An illustration is given below, showing rejection regions and confidence intervals corresponding to the the $z$-test for a normal mean, for different null means $\theta$ and different sample means $\bar{x}$, with $\sigma=1$. $H_0(\theta)$ is rejected if $(\bar{x},\theta)$ is in the shaded light grey region. Shown in dark grey is the rejection region $R_{0.05}(-0.9)=(-\infty,-1.52)\cup(-0.281,\infty)$ and the confidence interval $I_{0.05}(1/2)=Q_{0.05}^C(1/2)=(-0.120,1.120)$.
(Much of this is taken from my PhD thesis.)
Above I described the standard way of constructing confidence intervals. In this approach, we use some statistic related to the unknown parameter $\theta$ to construct the interval. There are also intervals based on minimization algorithms, which seek to minimize the length of the interval condition on the value of $X$. Usually, such intervals do not correspond to a test.

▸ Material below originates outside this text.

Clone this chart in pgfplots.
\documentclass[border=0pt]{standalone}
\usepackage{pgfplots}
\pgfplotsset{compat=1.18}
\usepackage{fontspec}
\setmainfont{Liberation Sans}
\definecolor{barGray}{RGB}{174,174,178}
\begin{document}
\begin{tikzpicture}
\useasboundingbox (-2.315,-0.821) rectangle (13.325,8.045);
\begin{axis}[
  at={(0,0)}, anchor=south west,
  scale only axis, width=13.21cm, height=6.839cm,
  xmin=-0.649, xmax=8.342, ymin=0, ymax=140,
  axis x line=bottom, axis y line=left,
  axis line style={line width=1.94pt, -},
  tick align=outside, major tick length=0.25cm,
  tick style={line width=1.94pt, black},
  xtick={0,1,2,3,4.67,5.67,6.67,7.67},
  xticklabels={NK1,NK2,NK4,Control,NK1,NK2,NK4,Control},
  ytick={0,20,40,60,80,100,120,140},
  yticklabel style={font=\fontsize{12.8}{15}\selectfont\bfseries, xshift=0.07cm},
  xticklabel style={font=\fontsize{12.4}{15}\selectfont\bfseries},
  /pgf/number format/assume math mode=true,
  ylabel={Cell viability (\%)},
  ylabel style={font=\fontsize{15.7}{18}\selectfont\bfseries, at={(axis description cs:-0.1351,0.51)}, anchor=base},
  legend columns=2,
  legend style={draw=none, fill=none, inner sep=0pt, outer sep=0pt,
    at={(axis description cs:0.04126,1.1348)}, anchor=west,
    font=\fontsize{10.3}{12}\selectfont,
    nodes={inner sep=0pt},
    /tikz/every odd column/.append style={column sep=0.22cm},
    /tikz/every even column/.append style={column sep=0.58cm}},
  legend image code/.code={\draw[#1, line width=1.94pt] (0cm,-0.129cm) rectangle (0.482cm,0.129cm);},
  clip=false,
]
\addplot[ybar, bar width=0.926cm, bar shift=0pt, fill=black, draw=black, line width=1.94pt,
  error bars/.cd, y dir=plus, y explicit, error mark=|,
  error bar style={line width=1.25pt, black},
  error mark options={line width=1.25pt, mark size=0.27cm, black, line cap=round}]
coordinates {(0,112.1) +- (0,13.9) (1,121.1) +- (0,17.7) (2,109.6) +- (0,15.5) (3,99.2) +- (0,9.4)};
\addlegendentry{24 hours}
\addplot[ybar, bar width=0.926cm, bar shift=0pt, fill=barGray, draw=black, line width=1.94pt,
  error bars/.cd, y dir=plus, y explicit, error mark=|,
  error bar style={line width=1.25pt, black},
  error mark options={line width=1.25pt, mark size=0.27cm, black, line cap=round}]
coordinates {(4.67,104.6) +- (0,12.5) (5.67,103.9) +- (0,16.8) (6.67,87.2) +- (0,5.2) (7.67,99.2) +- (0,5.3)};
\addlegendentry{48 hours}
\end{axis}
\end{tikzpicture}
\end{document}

This phenomenon has to do with problems related to such intervals not being nested, meaning that the 94 % interval can be shorter than the 95 % interval. For more on this, see Section 2.5 of this recent paper of mine (to appear in Bernoulli).
In some problems, the standard confidence interval is not based on the same statistic as the standard test (as discussed by Michael Fay in this paper). In those cases, confidence intervals and tests may not give the same results. For instance, $\theta_0=0$ may be rejected by the test even though 0 is included in the confidence interval. This does not contradict the "yes" above, as different statistics are used.

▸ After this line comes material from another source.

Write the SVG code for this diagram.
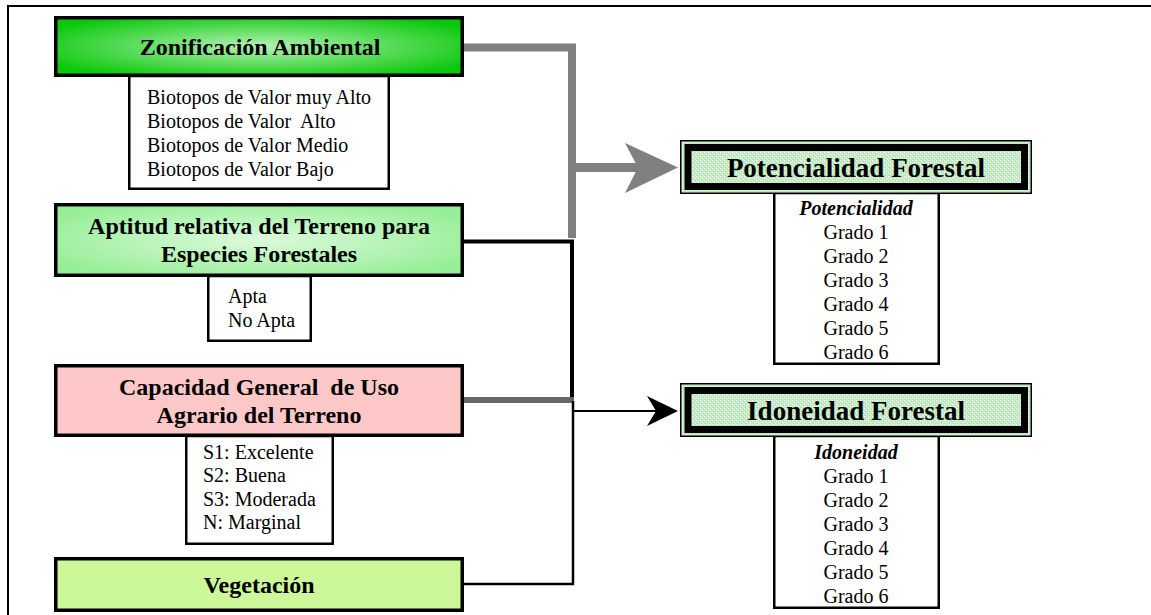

As pointed out by f coppens in a comment, sometimes intervals and tests have somewhat conflicting goals. We want short intervals and tests with high power, but the shortest interval does not always correspond to the test with the highest power. For some examples of this, see this paper (multivariate normal distribution), or this (exponential distribution), or Section 4 of my thesis.
Some years ago, I posted a question here about whether a test-interval-equivalence exists also in Bayesian statistics. The short answer is that using standard Bayesian hypothesis testing, the answer is "no". By reformulating the testing problem a little bit, the answer can however be "yes". (My attempts at answering my own question eventually turned into a paper!)
When looking at a single parameter, it is possible that a test about the value of the parameter and the confidence interval "mismatch" depending on how they are constructed. In particular, a hypothesis test is a level $\alpha$-test, if it rejects the null hypothesis a proportion $\leq \alpha$ of the time when the null hypothesis is true. For that reason one can e.g. use estimates of model parameters (e.g. the variance) that are only valid under the null hypothesis. If one then tried to construct a CI by inverting this test, the coverage may be not quite right under the alternative hypothesis. For that reason one would usually construct a confidence interval differently so that the coverage is also right under the alternative, which can then lead to a (usually very small) mismatch.